I thought about this, but wasn't happy with it.

We will end up discarding a lot of containers. These may seem simple idle 
capacity, but in a cluster with pre-emption enabled a slider app could be 
killing  other work to get containers it then discards.

Even without that, theres a risk that you end up getting back those same hosts, 
again, and again.
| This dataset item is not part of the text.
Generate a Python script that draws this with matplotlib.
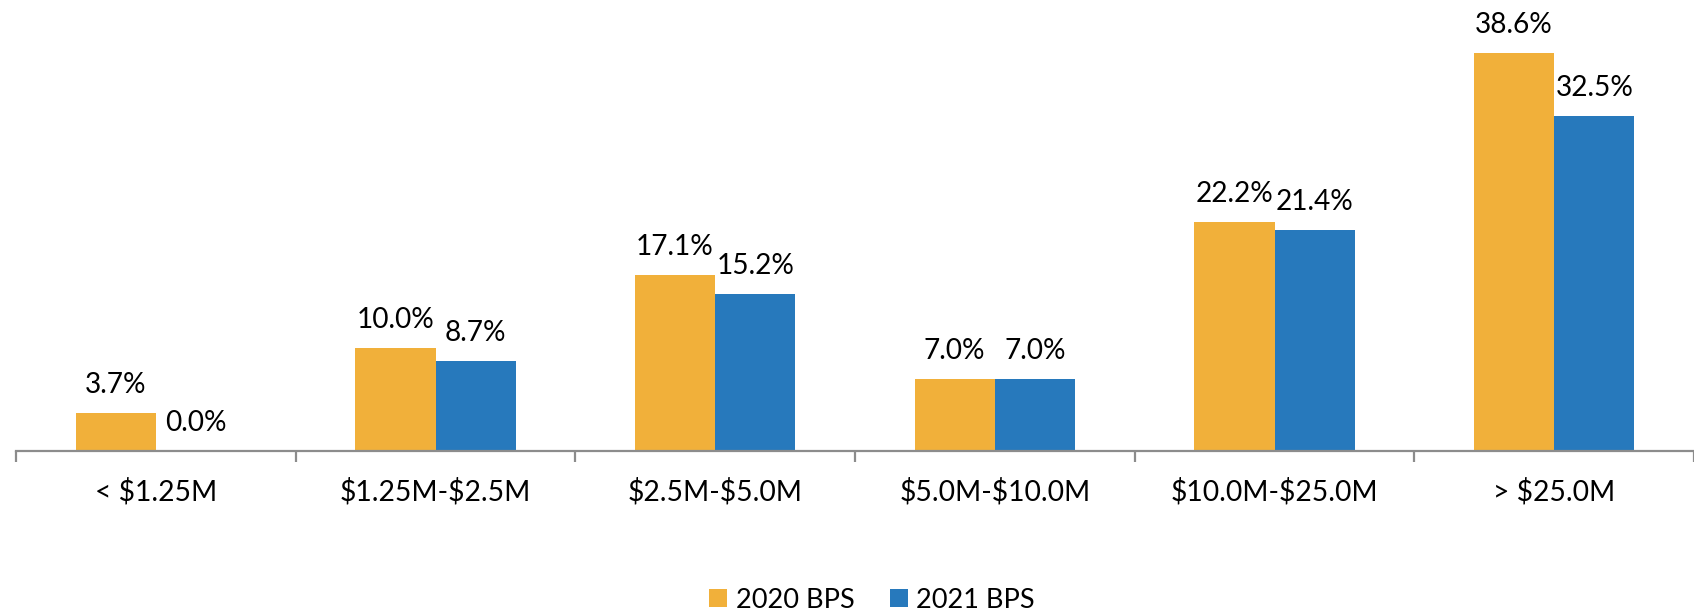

Same for unreliable hosts


 One other potential area for such a check is
 RoleHostory.findNodeForNewInstance(role) during
 the iteration of the list of Node Instances from the getNodesForRoleId(),
 but based on my  experiments the listofActiveNodes() and the
 getNodesForRoleId() seemed mutually exclusive, hence this check may not be
 needed there.
 
 Again, not sure if the above can address the different scenarios that is
 expected from the ANTI-AFFINITY flag, but was wondering if this was
 feasible as a first approach to having some ANTI-AFFINITY support.


I think it's a step in the right direction, but we really need to make the leap 
to doing what twill did and use the blacklist to exclude nodes where we either 
have active containers or their reliability is considered too low

I'm not planning to do any work in that area in the near future -so if you want 
to sit down and start doing it, feel free!